++++ GIVEN INFORMATION ++++

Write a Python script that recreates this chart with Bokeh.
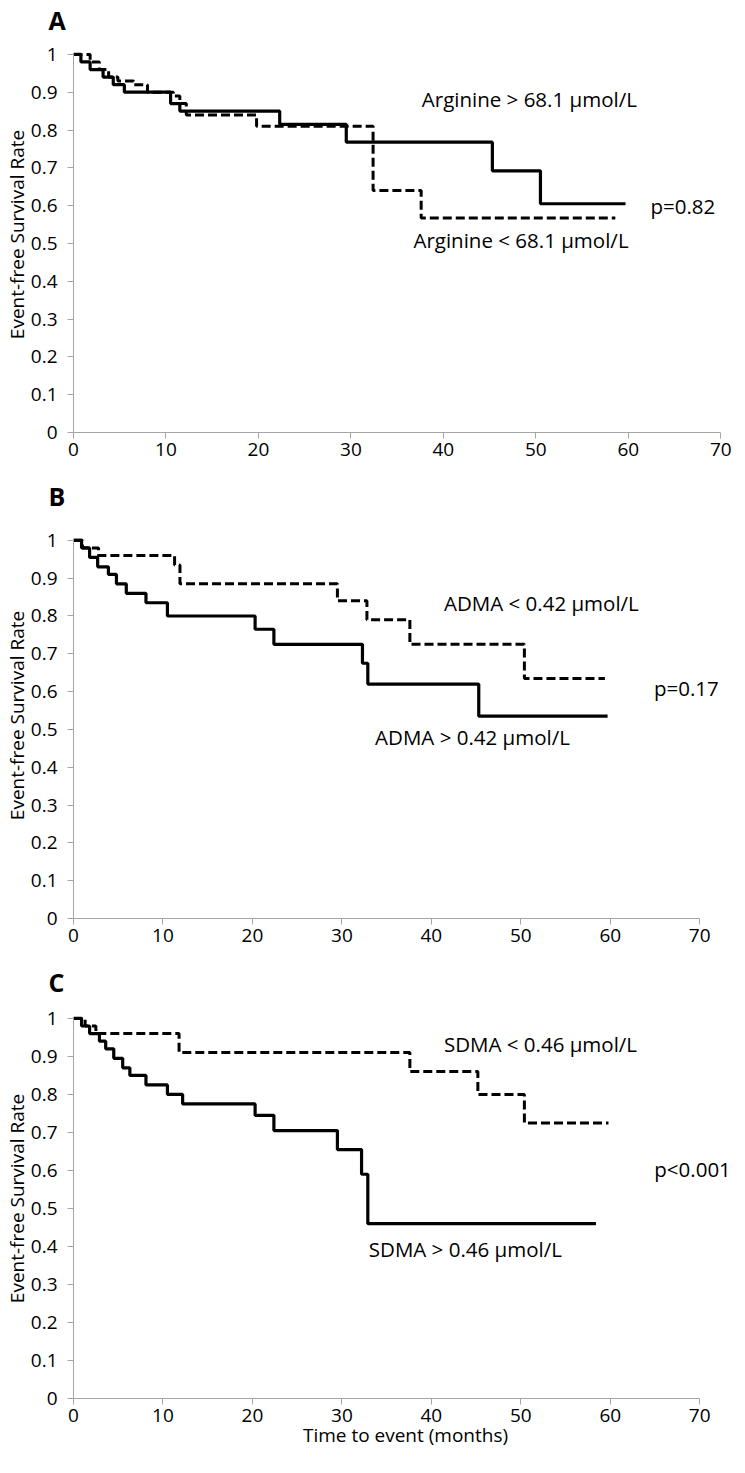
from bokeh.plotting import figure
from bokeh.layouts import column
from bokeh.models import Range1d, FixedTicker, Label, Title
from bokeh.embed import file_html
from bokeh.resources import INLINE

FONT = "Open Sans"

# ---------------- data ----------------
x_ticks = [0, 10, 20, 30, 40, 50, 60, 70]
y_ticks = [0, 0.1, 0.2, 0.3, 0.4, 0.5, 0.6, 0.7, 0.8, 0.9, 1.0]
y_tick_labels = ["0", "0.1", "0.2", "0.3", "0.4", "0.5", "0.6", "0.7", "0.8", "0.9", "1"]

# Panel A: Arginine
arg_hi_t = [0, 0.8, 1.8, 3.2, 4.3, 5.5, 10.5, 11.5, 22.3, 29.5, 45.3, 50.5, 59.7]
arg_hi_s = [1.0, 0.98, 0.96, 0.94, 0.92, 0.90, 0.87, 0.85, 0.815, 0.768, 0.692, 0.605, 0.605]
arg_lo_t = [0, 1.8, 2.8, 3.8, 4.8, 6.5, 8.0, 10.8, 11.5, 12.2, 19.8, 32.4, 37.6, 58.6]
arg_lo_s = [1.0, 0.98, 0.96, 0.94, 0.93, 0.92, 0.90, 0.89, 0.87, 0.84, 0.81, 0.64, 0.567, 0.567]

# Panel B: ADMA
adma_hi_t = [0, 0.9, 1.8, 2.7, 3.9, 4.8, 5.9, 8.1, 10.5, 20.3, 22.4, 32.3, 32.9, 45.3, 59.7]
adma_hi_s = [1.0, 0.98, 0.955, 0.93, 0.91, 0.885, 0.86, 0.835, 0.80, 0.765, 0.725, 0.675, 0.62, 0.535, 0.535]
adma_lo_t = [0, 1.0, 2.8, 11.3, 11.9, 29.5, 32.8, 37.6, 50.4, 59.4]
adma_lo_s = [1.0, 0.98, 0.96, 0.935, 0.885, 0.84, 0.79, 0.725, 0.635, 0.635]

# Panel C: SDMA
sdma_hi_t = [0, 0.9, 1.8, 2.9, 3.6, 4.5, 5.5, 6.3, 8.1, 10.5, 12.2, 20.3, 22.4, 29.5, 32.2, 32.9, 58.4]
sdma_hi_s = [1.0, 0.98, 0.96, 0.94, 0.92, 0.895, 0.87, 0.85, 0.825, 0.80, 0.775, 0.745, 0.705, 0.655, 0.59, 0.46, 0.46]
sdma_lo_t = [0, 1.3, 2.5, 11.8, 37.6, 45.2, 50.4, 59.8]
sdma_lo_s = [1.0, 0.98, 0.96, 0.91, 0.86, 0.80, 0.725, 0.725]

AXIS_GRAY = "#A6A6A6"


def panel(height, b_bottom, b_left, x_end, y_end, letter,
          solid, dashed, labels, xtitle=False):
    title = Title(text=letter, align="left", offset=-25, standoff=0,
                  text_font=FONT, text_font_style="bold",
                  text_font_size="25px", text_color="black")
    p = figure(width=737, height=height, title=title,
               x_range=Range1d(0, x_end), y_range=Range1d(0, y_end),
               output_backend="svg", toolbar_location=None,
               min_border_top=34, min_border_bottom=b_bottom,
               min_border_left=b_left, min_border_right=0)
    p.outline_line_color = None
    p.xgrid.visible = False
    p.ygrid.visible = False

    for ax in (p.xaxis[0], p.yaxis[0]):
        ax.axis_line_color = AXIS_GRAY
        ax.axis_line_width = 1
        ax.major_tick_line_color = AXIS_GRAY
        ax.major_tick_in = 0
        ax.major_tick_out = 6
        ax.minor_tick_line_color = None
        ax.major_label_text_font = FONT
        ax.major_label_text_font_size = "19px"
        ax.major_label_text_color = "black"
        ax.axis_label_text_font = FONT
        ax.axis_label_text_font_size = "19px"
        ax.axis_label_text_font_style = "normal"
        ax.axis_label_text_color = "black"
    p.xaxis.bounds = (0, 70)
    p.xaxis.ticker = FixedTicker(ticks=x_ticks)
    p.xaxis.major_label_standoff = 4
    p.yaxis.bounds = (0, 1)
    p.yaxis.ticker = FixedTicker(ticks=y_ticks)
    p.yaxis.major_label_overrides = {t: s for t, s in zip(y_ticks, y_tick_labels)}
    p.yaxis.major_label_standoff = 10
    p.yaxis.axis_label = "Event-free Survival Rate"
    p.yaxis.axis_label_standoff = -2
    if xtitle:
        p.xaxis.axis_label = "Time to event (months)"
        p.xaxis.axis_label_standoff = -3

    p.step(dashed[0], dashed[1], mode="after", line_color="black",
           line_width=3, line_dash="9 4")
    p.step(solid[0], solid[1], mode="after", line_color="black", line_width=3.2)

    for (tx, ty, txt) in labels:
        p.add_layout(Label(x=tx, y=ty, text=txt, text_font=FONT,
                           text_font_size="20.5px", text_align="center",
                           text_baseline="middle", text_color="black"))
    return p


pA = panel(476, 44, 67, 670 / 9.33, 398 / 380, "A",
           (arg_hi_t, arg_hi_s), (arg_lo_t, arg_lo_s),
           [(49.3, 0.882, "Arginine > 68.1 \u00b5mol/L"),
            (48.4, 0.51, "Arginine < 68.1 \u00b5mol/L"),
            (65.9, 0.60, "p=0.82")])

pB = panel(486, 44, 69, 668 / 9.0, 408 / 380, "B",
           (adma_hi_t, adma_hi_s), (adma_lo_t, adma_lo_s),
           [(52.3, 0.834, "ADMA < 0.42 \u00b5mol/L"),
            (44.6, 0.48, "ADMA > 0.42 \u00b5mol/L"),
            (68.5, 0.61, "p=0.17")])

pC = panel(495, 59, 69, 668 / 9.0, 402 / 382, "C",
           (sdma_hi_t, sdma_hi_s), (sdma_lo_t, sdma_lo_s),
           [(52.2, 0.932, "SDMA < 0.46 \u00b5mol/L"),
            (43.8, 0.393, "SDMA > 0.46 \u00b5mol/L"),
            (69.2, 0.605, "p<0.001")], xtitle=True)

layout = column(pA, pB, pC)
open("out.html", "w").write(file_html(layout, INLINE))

++++

PROBLEM STATEMENT -
Omit pictures; set down the rest of the material word for word.

THE SOLUTION -
Write a Python script that recreates this chart with Bokeh.
from bokeh.plotting import figure
from bokeh.layouts import column
from bokeh.models import Range1d, FixedTicker, Label, Title
from bokeh.embed import file_html
from bokeh.resources import INLINE

FONT = "Open Sans"

# ---------------- data ----------------
x_ticks = [0, 10, 20, 30, 40, 50, 60, 70]
y_ticks = [0, 0.1, 0.2, 0.3, 0.4, 0.5, 0.6, 0.7, 0.8, 0.9, 1.0]
y_tick_labels = ["0", "0.1", "0.2", "0.3", "0.4", "0.5", "0.6", "0.7", "0.8", "0.9", "1"]

# Panel A: Arginine
arg_hi_t = [0, 0.8, 1.8, 3.2, 4.3, 5.5, 10.5, 11.5, 22.3, 29.5, 45.3, 50.5, 59.7]
arg_hi_s = [1.0, 0.98, 0.96, 0.94, 0.92, 0.90, 0.87, 0.85, 0.815, 0.768, 0.692, 0.605, 0.605]
arg_lo_t = [0, 1.8, 2.8, 3.8, 4.8, 6.5, 8.0, 10.8, 11.5, 12.2, 19.8, 32.4, 37.6, 58.6]
arg_lo_s = [1.0, 0.98, 0.96, 0.94, 0.93, 0.92, 0.90, 0.89, 0.87, 0.84, 0.81, 0.64, 0.567, 0.567]

# Panel B: ADMA
adma_hi_t = [0, 0.9, 1.8, 2.7, 3.9, 4.8, 5.9, 8.1, 10.5, 20.3, 22.4, 32.3, 32.9, 45.3, 59.7]
adma_hi_s = [1.0, 0.98, 0.955, 0.93, 0.91, 0.885, 0.86, 0.835, 0.80, 0.765, 0.725, 0.675, 0.62, 0.535, 0.535]
adma_lo_t = [0, 1.0, 2.8, 11.3, 11.9, 29.5, 32.8, 37.6, 50.4, 59.4]
adma_lo_s = [1.0, 0.98, 0.96, 0.935, 0.885, 0.84, 0.79, 0.725, 0.635, 0.635]

# Panel C: SDMA
sdma_hi_t = [0, 0.9, 1.8, 2.9, 3.6, 4.5, 5.5, 6.3, 8.1, 10.5, 12.2, 20.3, 22.4, 29.5, 32.2, 32.9, 58.4]
sdma_hi_s = [1.0, 0.98, 0.96, 0.94, 0.92, 0.895, 0.87, 0.85, 0.825, 0.80, 0.775, 0.745, 0.705, 0.655, 0.59, 0.46, 0.46]
sdma_lo_t = [0, 1.3, 2.5, 11.8, 37.6, 45.2, 50.4, 59.8]
sdma_lo_s = [1.0, 0.98, 0.96, 0.91, 0.86, 0.80, 0.725, 0.725]

AXIS_GRAY = "#A6A6A6"


def panel(height, b_bottom, b_left, x_end, y_end, letter,
          solid, dashed, labels, xtitle=False):
    title = Title(text=letter, align="left", offset=-25, standoff=0,
                  text_font=FONT, text_font_style="bold",
                  text_font_size="25px", text_color="black")
    p = figure(width=737, height=height, title=title,
               x_range=Range1d(0, x_end), y_range=Range1d(0, y_end),
               output_backend="svg", toolbar_location=None,
               min_border_top=34, min_border_bottom=b_bottom,
               min_border_left=b_left, min_border_right=0)
    p.outline_line_color = None
    p.xgrid.visible = False
    p.ygrid.visible = False

    for ax in (p.xaxis[0], p.yaxis[0]):
        ax.axis_line_color = AXIS_GRAY
        ax.axis_line_width = 1
        ax.major_tick_line_color = AXIS_GRAY
        ax.major_tick_in = 0
        ax.major_tick_out = 6
        ax.minor_tick_line_color = None
        ax.major_label_text_font = FONT
        ax.major_label_text_font_size = "19px"
        ax.major_label_text_color = "black"
        ax.axis_label_text_font = FONT
        ax.axis_label_text_font_size = "19px"
        ax.axis_label_text_font_style = "normal"
        ax.axis_label_text_color = "black"
    p.xaxis.bounds = (0, 70)
    p.xaxis.ticker = FixedTicker(ticks=x_ticks)
    p.xaxis.major_label_standoff = 4
    p.yaxis.bounds = (0, 1)
    p.yaxis.ticker = FixedTicker(ticks=y_ticks)
    p.yaxis.major_label_overrides = {t: s for t, s in zip(y_ticks, y_tick_labels)}
    p.yaxis.major_label_standoff = 10
    p.yaxis.axis_label = "Event-free Survival Rate"
    p.yaxis.axis_label_standoff = -2
    if xtitle:
        p.xaxis.axis_label = "Time to event (months)"
        p.xaxis.axis_label_standoff = -3

    p.step(dashed[0], dashed[1], mode="after", line_color="black",
           line_width=3, line_dash="9 4")
    p.step(solid[0], solid[1], mode="after", line_color="black", line_width=3.2)

    for (tx, ty, txt) in labels:
        p.add_layout(Label(x=tx, y=ty, text=txt, text_font=FONT,
                           text_font_size="20.5px", text_align="center",
                           text_baseline="middle", text_color="black"))
    return p


pA = panel(476, 44, 67, 670 / 9.33, 398 / 380, "A",
           (arg_hi_t, arg_hi_s), (arg_lo_t, arg_lo_s),
           [(49.3, 0.882, "Arginine > 68.1 \u00b5mol/L"),
            (48.4, 0.51, "Arginine < 68.1 \u00b5mol/L"),
            (65.9, 0.60, "p=0.82")])

pB = panel(486, 44, 69, 668 / 9.0, 408 / 380, "B",
           (adma_hi_t, adma_hi_s), (adma_lo_t, adma_lo_s),
           [(52.3, 0.834, "ADMA < 0.42 \u00b5mol/L"),
            (44.6, 0.48, "ADMA > 0.42 \u00b5mol/L"),
            (68.5, 0.61, "p=0.17")])

pC = panel(495, 59, 69, 668 / 9.0, 402 / 382, "C",
           (sdma_hi_t, sdma_hi_s), (sdma_lo_t, sdma_lo_s),
           [(52.2, 0.932, "SDMA < 0.46 \u00b5mol/L"),
            (43.8, 0.393, "SDMA > 0.46 \u00b5mol/L"),
            (69.2, 0.605, "p<0.001")], xtitle=True)

layout = column(pA, pB, pC)
open("out.html", "w").write(file_html(layout, INLINE))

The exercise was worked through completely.